Wie viele Menschen sind in Deutschland von sexueller Gewalt betroffen und in welchem Umfeld passierten die Taten? Forscher versuchen, mit einer Studie Antworten auf diese Fragen zu geben.
Laut einer Studie haben rund 13 Prozent der Menschen in Deutschland zwischen 18 und 59 Jahren schon mindestens ein Mal sexuelle Gewalt erlebt. Das seien hochgerechnet 5,7 Millionen Menschen, erklärte der Psychiater Harald Dreßing am Montag in Mannheim. Betroffen sind demnach vor allem Frauen, als Täter werden hingegen mehrheitlich Männer angegeben.

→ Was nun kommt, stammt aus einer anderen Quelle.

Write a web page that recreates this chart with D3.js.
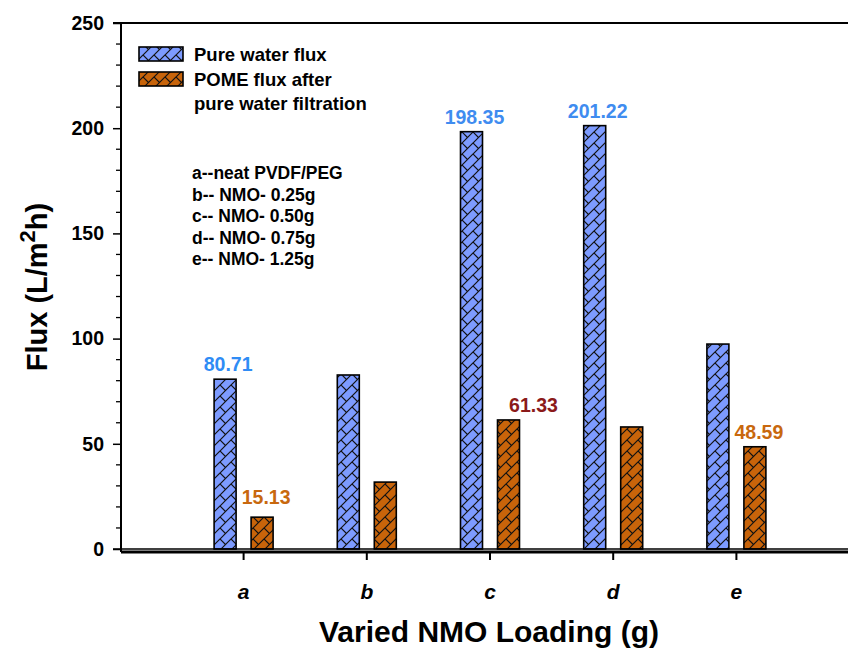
<!DOCTYPE html>
<html>
<head>
<meta charset="utf-8">
<script src="https://cdn.jsdelivr.net/npm/d3@7"></script>
<style>
  html, body { margin: 0; padding: 0; background: #fff; }
  svg { display: block; font-family: "Liberation Sans", Arial, Helvetica, sans-serif; }
</style>
</head>
<body>
<svg id="chart" width="848" height="650"></svg>
<script>
// Membrane samples and measured fluxes (L/m²h)
const categories = ["a", "b", "c", "d", "e"];
const pureWaterFlux = [80.71, 82.7, 198.35, 201.22, 97.4];
const pomeFlux = [15.13, 31.8, 61.33, 58.0, 48.59];
const yTicks = [0, 50, 100, 150, 200, 250];
const seriesNames = ["Pure water flux", "POME flux after", "pure water filtration"];
const sampleNotes = ["a--neat PVDF/PEG", "b-- NMO- 0.25g", "c-- NMO- 0.50g", "d-- NMO- 0.75g", "e-- NMO- 1.25g"];
// Value annotations: [category index, series (0 = pure water, 1 = POME), colour]
const valueLabels = [
  [0, 0, "#2f8cf5"], [0, 1, "#c8680e"],
  [2, 0, "#3f8cf0"], [2, 1, "#8b1a1a"],
  [3, 0, "#3f8cf0"], [4, 1, "#c8680e"]
];

const svg = d3.select("#chart");
const plotLeft = 121, plotRight = 848, plotTop = 23, plotBottom = 549;
const FONT = "'Liberation Sans', Arial, sans-serif";

const y = d3.scaleLinear().domain([0, 250]).range([plotBottom, plotTop]);
const x = d3.scaleBand().domain(categories).range([182, 798]).paddingInner(0).paddingOuter(0);
const barW = 22, gap = 15;

// Fill patterns: woven diagonal weave over a solid colour
const defs = svg.append("defs");
function makePattern(id, color) {
  const s = 11;
  const p = defs.append("pattern").attr("id", id)
    .attr("patternUnits", "userSpaceOnUse").attr("width", s).attr("height", s);
  p.append("rect").attr("width", s).attr("height", s).attr("fill", color);
  p.append("path").attr("d", `M0,${s} L${s},0 M-2,2 L2,-2 M${s - 2},${s + 2} L${s + 2},${s - 2}`)
    .attr("stroke", "#111").attr("stroke-width", 1.2).attr("fill", "none");
  p.append("path").attr("d", `M0,0 L5.5,5.5 M${s},${s} L${s + 1},${s + 1}`)
    .attr("stroke", "#111").attr("stroke-width", 1.2).attr("fill", "none");
}
makePattern("patBlue", "#7d9bff");
makePattern("patOrange", "#c8640a");
const fills = ["url(#patBlue)", "url(#patOrange)"];

function barX(i, s) {
  const c = x(categories[i]) + x.bandwidth() / 2;
  return s === 0 ? c - gap / 2 - barW : c + gap / 2;
}

// Bars
[pureWaterFlux, pomeFlux].forEach((vals, s) => {
  svg.append("g").selectAll("rect").data(vals).join("rect")
    .attr("x", (d, i) => barX(i, s))
    .attr("y", d => y(d))
    .attr("width", barW)
    .attr("height", d => y(0) - y(d))
    .attr("fill", fills[s])
    .attr("stroke", "#000").attr("stroke-width", 1.6);
});

// Y axis with minor ticks
const yAxis = svg.append("g").attr("transform", `translate(${plotLeft},0)`)
  .call(d3.axisLeft(y).tickValues(yTicks).tickSize(8).tickPadding(9));
yAxis.select(".domain").attr("stroke-width", 2).attr("d", `M0,${plotTop}V${plotBottom + 3}`);
yAxis.selectAll("text").attr("font-size", 19.5).attr("font-weight", "bold").attr("fill", "#000")
  .attr("font-family", FONT);
yAxis.selectAll("line").attr("stroke-width", 1.5);
svg.append("g").selectAll("line").data(d3.range(0, 251, 10).filter(v => v % 50 !== 0)).join("line")
  .attr("x1", plotLeft - 5).attr("x2", plotLeft).attr("y1", d => y(d)).attr("y2", d => y(d))
  .attr("stroke", "#000").attr("stroke-width", 1.3);

// Top frame line
svg.append("line").attr("x1", plotLeft - 8).attr("x2", plotRight).attr("y1", plotTop).attr("y2", plotTop)
  .attr("stroke", "#000").attr("stroke-width", 2);

// Zero line and bottom axis
svg.append("line").attr("x1", plotLeft - 8).attr("x2", plotRight).attr("y1", y(0)).attr("y2", y(0))
  .attr("stroke", "#000").attr("stroke-width", 1.3);
const xAxis = svg.append("g").attr("transform", `translate(0,${plotBottom + 3})`)
  .call(d3.axisBottom(x).tickSize(8).tickPadding(20));
xAxis.select(".domain").attr("stroke-width", 3).attr("d", `M${plotLeft},0H${plotRight}`);
xAxis.selectAll("line").attr("stroke-width", 2);
xAxis.selectAll("text").attr("font-size", 21).attr("font-weight", "bold").attr("font-style", "italic")
  .attr("fill", "#000").attr("font-family", FONT)
  .attr("dy", "0.9em");

// Value annotations
const labelShift = d => (d[0] === 2 && d[1] === 1) ? 25 : (d[1] === 1 ? 4 : 3);
const labelLift = d => (d[0] === 0 && d[1] === 1) ? 13 : 8;
const valueOf = d => (d[1] === 0 ? pureWaterFlux : pomeFlux)[d[0]];
svg.append("g").selectAll("text").data(valueLabels).join("text")
  .attr("x", d => barX(d[0], d[1]) + barW / 2 + labelShift(d))
  .attr("y", d => y(valueOf(d)) - labelLift(d))
  .attr("text-anchor", "middle")
  .attr("font-size", 19.5).attr("font-weight", "bold")
  .attr("fill", d => d[2])
  .text(d => valueOf(d).toFixed(2));

// Legend
const legend = svg.append("g");
[0, 1].forEach(s => {
  legend.append("rect").attr("x", 139).attr("y", 47 + s * 25).attr("width", 44).attr("height", 14)
    .attr("fill", fills[s]).attr("stroke", "#000").attr("stroke-width", 1.6);
});
legend.selectAll("text").data(seriesNames).join("text")
  .attr("x", 194).attr("y", (d, i) => 61 + i * 24.5)
  .attr("font-size", 18.5).attr("font-weight", "bold").attr("fill", "#000")
  .text(d => d);

// Sample key
svg.append("g").selectAll("text").data(sampleNotes).join("text")
  .attr("x", 192).attr("y", (d, i) => 179 + i * 21.5)
  .attr("font-size", 17.5).attr("font-weight", "bold").attr("fill", "#000")
  .text(d => d);

// Axis titles
const yTitle = svg.append("text")
  .attr("transform", "translate(47,287) rotate(-90)")
  .attr("text-anchor", "middle").attr("font-size", 29).attr("font-weight", "bold").attr("fill", "#000");
yTitle.append("tspan").text("Flux (L/m");
yTitle.append("tspan").attr("font-size", 22).attr("dy", -12).text("2");
yTitle.append("tspan").attr("dy", 12).text("h)");

svg.append("text").attr("x", 489).attr("y", 642)
  .attr("text-anchor", "middle").attr("font-size", 30).attr("font-weight", "bold").attr("fill", "#000")
  .text("Varied NMO Loading (g)");
</script>
</body>
</html>
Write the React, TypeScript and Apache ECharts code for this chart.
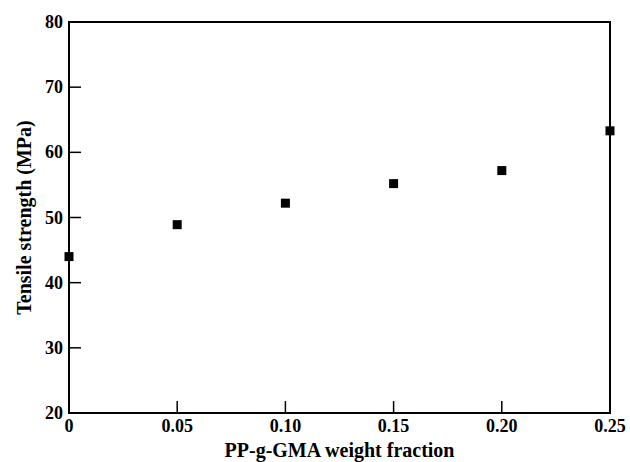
import React, { useEffect, useRef } from "react";
import * as echarts from "echarts";

const fractions = [0, 0.05, 0.1, 0.15, 0.2, 0.25];
const tensile = [44.0, 48.9, 52.2, 55.2, 57.2, 63.3];
const xTickLabels = ["0", "0.05", "0.10", "0.15", "0.20", "0.25"];
const yTickLabels = ["20", "30", "40", "50", "60", "70", "80"];

export default function App() {
  const ref = useRef<HTMLDivElement>(null);
  useEffect(() => {
    if (!ref.current) return;
    const chart = echarts.init(ref.current, undefined, { renderer: "svg" });
    const font = "'Liberation Serif', 'DejaVu Serif', serif";
    const xMin = Number(xTickLabels[0]);
    const xMax = Number(xTickLabels[xTickLabels.length - 1]);
    const yMin = Number(yTickLabels[0]);
    const yMax = Number(yTickLabels[yTickLabels.length - 1]);
    const xTickVals = xTickLabels.slice(1, -1).map(Number);
    const yTickVals = yTickLabels.slice(1, -1).map(Number);
    const TICK = 12;
    chart.setOption({
      animation: false,
      backgroundColor: "#fff",
      grid: {
        left: 69,
        right: 20,
        top: 22,
        bottom: 49,
        show: true,
        borderColor: "#000",
        borderWidth: 2,
        containLabel: false,
        outerBoundsMode: "none",
      },
      xAxis: {
        type: "value",
        min: xMin,
        max: xMax,
        interval: 0.05,
        name: "PP-g-GMA weight fraction",
        nameLocation: "middle",
        nameGap: 26,
        nameTextStyle: { fontFamily: font, fontSize: 20, fontWeight: "bold", color: "#000" },
        axisLine: { show: true, onZero: false, lineStyle: { color: "#000", width: 2 } },
        axisTick: { show: false },
        axisLabel: {
          fontFamily: font,
          fontSize: 18,
          fontWeight: "bold",
          color: "#000",
          margin: 4,
          formatter: (v: number) => {
            const i = Math.round(v / 0.05);
            return xTickLabels[i] ?? "";
          },
        },
        splitLine: { show: false },
      },
      yAxis: {
        type: "value",
        min: yMin,
        max: yMax,
        interval: 10,
        name: "Tensile strength (MPa)",
        nameLocation: "middle",
        nameGap: 35,
        nameTextStyle: { fontFamily: font, fontSize: 20, fontWeight: "bold", color: "#000" },
        axisLine: { show: true, onZero: false, lineStyle: { color: "#000", width: 2 } },
        axisTick: { show: false },
        axisLabel: {
          fontFamily: font,
          fontSize: 18,
          fontWeight: "bold",
          color: "#000",
          margin: 6,
          formatter: (v: number) => {
            const i = Math.round((v - 20) / 10);
            return yTickLabels[i] ?? "";
          },
        },
        splitLine: { show: false },
      },
      series: [
        {
          type: "scatter",
          data: fractions.map((f, i) => [f, tensile[i]]),
          symbol: "rect",
          symbolSize: 9,
          itemStyle: { color: "#000", opacity: 1 },
          clip: false,
          z: 10,
        },
      ],
    });

    const ticks: any[] = [];
    xTickVals.forEach((v) => {
      const p = chart.convertToPixel({ gridIndex: 0 }, [v, yMin]) as number[];
      ticks.push({
        type: "line",
        z: 100,
        silent: true,
        shape: { x1: p[0], y1: p[1], x2: p[0], y2: p[1] - TICK },
        style: { stroke: "#000", lineWidth: 1.5 },
      });
    });
    yTickVals.forEach((v) => {
      const p = chart.convertToPixel({ gridIndex: 0 }, [xMin, v]) as number[];
      ticks.push({
        type: "line",
        z: 100,
        silent: true,
        shape: { x1: p[0], y1: p[1], x2: p[0] + TICK, y2: p[1] },
        style: { stroke: "#000", lineWidth: 1.5 },
      });
    });
    chart.setOption({ graphic: ticks });

    return () => chart.dispose();
  }, []);
  return <div ref={ref} style={{ width: 630, height: 462, position: "absolute", left: 0, top: 0 }} />;
}
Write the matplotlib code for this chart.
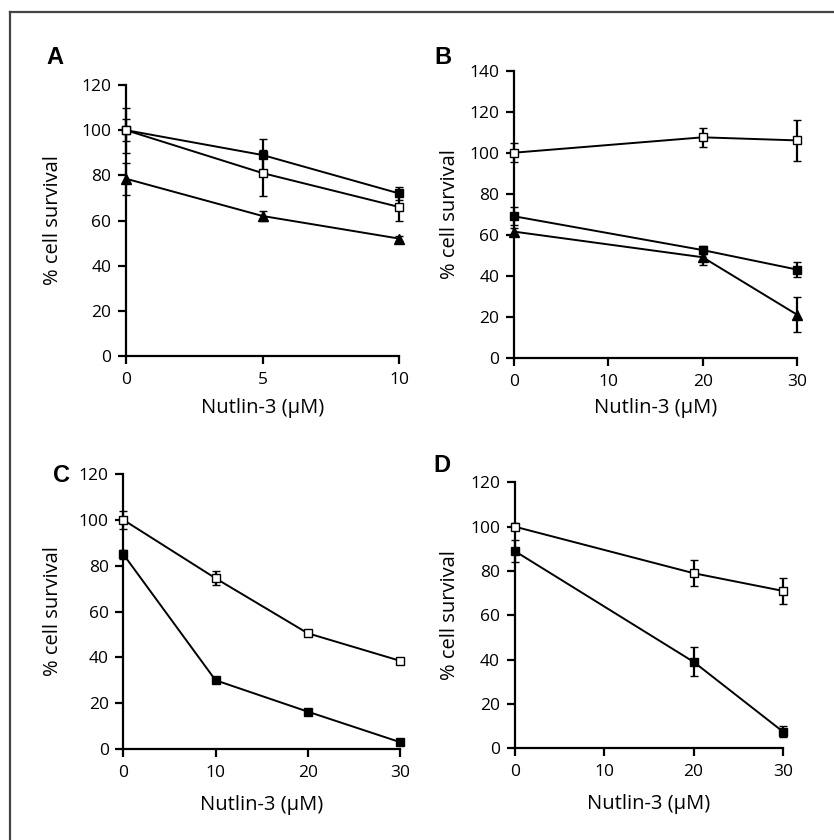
import matplotlib
matplotlib.use("Agg")
import matplotlib.pyplot as plt
from matplotlib.lines import Line2D

plt.rcParams['font.family'] = ['Open Sans', 'DejaVu Sans']

# ---- Data ----
# Panel A
xA = [0, 5, 10]
A_filled = [100, 89, 72]
A_filled_err = [10, 7, 3]
A_open = [100, 81, 66]
A_open_err = [5, 10, 6]
A_tri = [78.5, 62, 52]
A_tri_err = [7, 2, 1]

# Panel B
xB = [0, 20, 30]
B_open = [100, 107.5, 106]
B_open_err = [4.5, 4.5, 10]
B_filled = [69, 52.5, 43]
B_filled_err = [4.5, 2, 3.5]
B_tri = [61.5, 49, 21]
B_tri_err = [2, 4, 8.5]

# Panel C
xC = [0, 10, 20, 30]
C_open = [100, 74.5, 50.5, 38.5]
C_open_err = [4, 3, 1, 1]
C_filled = [85, 30, 16.3, 3]
C_filled_err = [2, 1, 1, 1]

# Panel D
xD = [0, 20, 30]
D_open = [100, 79, 71]
D_open_err = [1.5, 6, 6]
D_filled = [89, 39, 7.5]
D_filled_err = [5, 6.5, 2.5]

panels = [
    dict(label='A', rect=[126/834, 1-356/840, 273/834, 271/840], xlim=10, xticks=[0, 5, 10],
         ylim=120, yticks=list(range(0, 121, 20)), ypad=13, xpad=7,
         series=[(xA, A_filled, A_filled_err, 's', 'black'),
                 (xA, A_open, A_open_err, 's', 'white'),
                 (xA, A_tri, A_tri_err, '^', 'black')]),
    dict(label='B', rect=[514/834, 1-357.7/840, 283/834, 287/840], xlim=30, xticks=[0, 10, 20, 30],
         ylim=140, yticks=list(range(0, 141, 20)), ypad=7, xpad=6,
         series=[(xB, B_open, B_open_err, 's', 'white'),
                 (xB, B_filled, B_filled_err, 's', 'black'),
                 (xB, B_tri, B_tri_err, '^', 'black')]),
    dict(label='C', rect=[123.3/834, 1-749/840, 276.7/834, 275/840], xlim=30, xticks=[0, 10, 20, 30],
         ylim=120, yticks=list(range(0, 121, 20)), ypad=11, xpad=10,
         series=[(xC, C_open, C_open_err, 's', 'white'),
                 (xC, C_filled, C_filled_err, 's', 'black')]),
    dict(label='D', rect=[514.7/834, 1-748.3/840, 268.3/834, 266/840], xlim=30, xticks=[0, 10, 20, 30],
         ylim=120, yticks=list(range(0, 121, 20)), ypad=7, xpad=10,
         series=[(xD, D_open, D_open_err, 's', 'white'),
                 (xD, D_filled, D_filled_err, 's', 'black')]),
]

fig = plt.figure(figsize=(8.34, 8.40), dpi=100)

# partial frame (top and left lines)
fig.add_artist(Line2D([9.5/834, 1.0], [1-11.5/840, 1-11.5/840], transform=fig.transFigure,
                      color='#444444', lw=1.6))
fig.add_artist(Line2D([9.5/834, 9.5/834], [0.0, 1-11.5/840], transform=fig.transFigure,
                      color='#444444', lw=1.6))

for p in panels:
    ax = fig.add_axes(p['rect'])
    for x, y, e, m, fc in p['series']:
        ax.errorbar(x, y, yerr=e, fmt='-', color='black', lw=1.4, elinewidth=1.6,
                    capsize=3, capthick=1.6, marker=m, markersize=6 if m == 's' else 7.5,
                    markerfacecolor=fc, markeredgecolor='black', markeredgewidth=1.0,
                    clip_on=False, zorder=3)
    ax.set_xlim(0, p['xlim'])
    ax.set_ylim(0, p['ylim'])
    ax.set_xticks(p['xticks'])
    ax.set_yticks(p['yticks'])
    for s in ['top', 'right']:
        ax.spines[s].set_visible(False)
    for s in ['left', 'bottom']:
        ax.spines[s].set_linewidth(1.6)
    ax.tick_params(axis='x', direction='out', length=5.5, width=1.6, labelsize=12.5, pad=6)
    ax.tick_params(axis='y', direction='out', length=5.5, width=1.6, labelsize=12.5, pad=5)
    ax.set_xlabel('Nutlin-3 (μM)', fontsize=14.5, labelpad=p['xpad'])
    ax.set_ylabel('% cell survival', fontsize=14.5, labelpad=p['ypad'])

# panel letters
letters = [('A', 55, 57), ('B', 443, 57), ('C', 62, 475), ('D', 442, 465)]
for t, px, py in letters:
    fig.text(px/834, 1-py/840, t, fontsize=17, fontweight='bold', family=['Liberation Sans', 'DejaVu Sans'],
             ha='center', va='center')

fig.savefig('out.png', dpi=100)
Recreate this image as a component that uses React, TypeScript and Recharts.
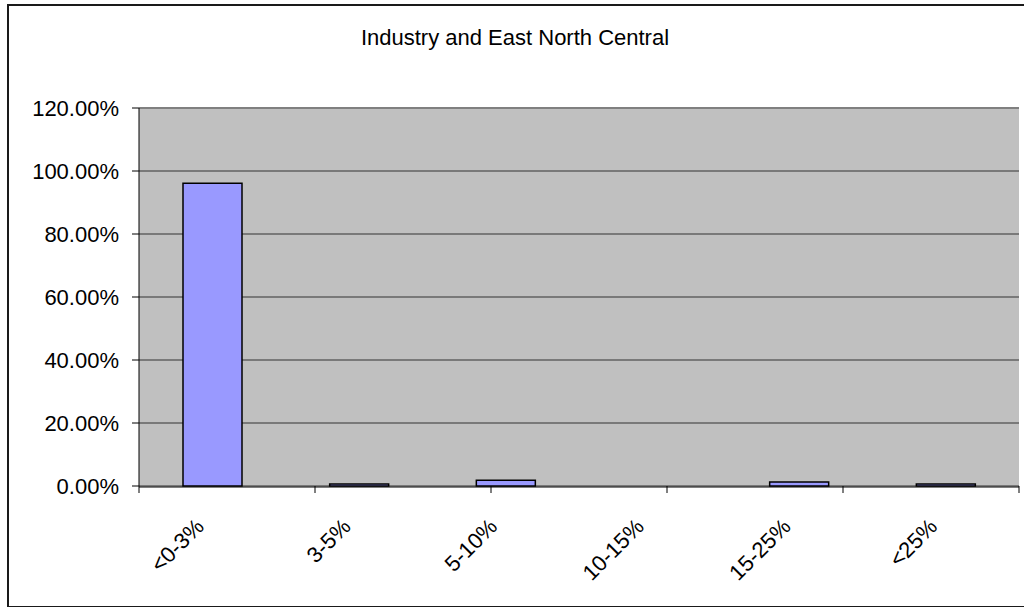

Laut der Studie berichteten Betroffene am häufigsten, in der Familie oder durch Verwandte sexualisierte Gewalt erfahren zu haben. Fast alle Befragten berichteten von nicht gewollten Berührungen, mehr als ein Fünftel vom Eindringen in den Körper. Auffällig sei, dass Männer deutlich häufiger sexualisierte Gewalt in Sport- und Freizeiteinrichtungen oder durch kirchliche Mitarbeiter erlebten.
Rund 38 Prozent der Betroffenen hatte demnach bisher nicht mit anderen Personen über die erlebte sexualisierte Gewalt gesprochen. Als Grund berichteten sie häufig Schamgefühle und die Angst, dass einem nicht geglaubt werde. “Das zeigt, dass es immer noch ein erhebliches Dunkelfeld gibt und es vielfach an geschützten Räumen fehlt, in denen Menschen das Erlebte offen ansprechen können, ohne negative Konsequenzen fürchten zu müssen”, sagt Dreßing.
Nach eigenen Angaben ist die im vergangenen Jahr realisierte Studie repräsentativ, rund 3.000 Antworten von Befragten wurden ausgewertet. Initiiert wurde sie vom Zentralinstitut für Seelische Gesundheit (ZI). Beteiligt waren das Deutsche Zentrum für Psychische Gesundheit, die Kinder-und Jugendpsychiatrische Klinik in Ulm und das Kriminologische Institut in Heidelberg. Kooperationspartner war das Umfrageinstitut infratest dimap. Finanziell beteiligten sich die Weiße Ring Stiftung, der Verein Eckiger Tisch sowie der Kinderschutzbund.
Die Studie zeigt nach Angaben von ZI-Direktor Andreas Meyer-Lindenberg auch deutlich, dass das psychische Befinden der von sexualisierter Gewalt Betroffenen deutlich schlechter sei als das der Nichtbetroffenen. Schlussfolgerungen aus der Studien seien, dass es weitere Studien geben müsse, um das Dunkelfeld aufzuhellen. Es brauche spezifische Schutzkonzepte und eine stärkere Sensibilisierung von Kindern und Jugendlichen. Zudem müssten Betroffene besser über Hilfsangebote aufgeklärt werden.